Have you ever had anything happen to you that knocked you onto your knees? That took your breath away, changed your life and made you question any and everything you ever believed to be true? And the worst part of this thing is that it made you question yourself or your own abilities?
It has been 11 years since I began having the above experiences and repeating them periodically. When I had a whole house full of little ones I felt pretty darn sure of myself and my parenting abilities. When my oldest turned 18 he went down on his birthday and enlisted for six years in the Airforce!
We were on a family vacation in Idaho and he told me this over the phone. Wham, blow numero uno! I could not believe that this, my firstborn perfect child was going against everything we had ever taught him and going into the Airforce.

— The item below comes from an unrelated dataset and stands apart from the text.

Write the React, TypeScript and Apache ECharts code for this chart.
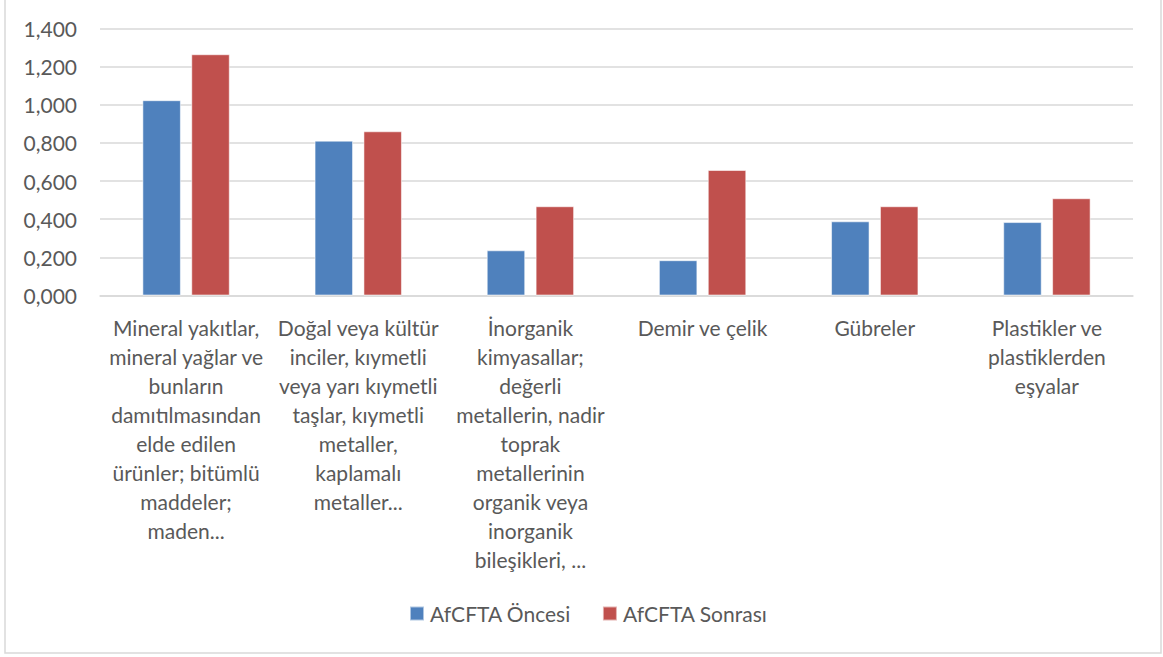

Once we got over the shock we adjusted and even got excited for him and the growth he could experience in the military. We were hopeful that he would take advantage of the educational opportunities and the other benefits of the military. His dad had done 8 years and we had used the housing as well as educational benefits.
One year later he was given a general discharge under honorable conditions. Our son came home an alcoholic as well as a drug addict. He did not exactly take advantage of the things we had hoped he would when he went in. And needlesss to say at this point hubby and I were beating ourselves up pretty darn good.
For 10 years we watched this son struggle in his life. We watched him marry and have three daughters, and take them down his road with him Finally three years ago he sobered up. After 10 years he quit drinking and has been sober for two and a half years.
You know what the funny part is? As parents we don't take an ounce of credit for his ability to make this changes in his life. Why is it that we only beat ourselves up when they make mistakes, and take none of the credit when they are able to have the strength to clean up their lives? Human nature I would guess.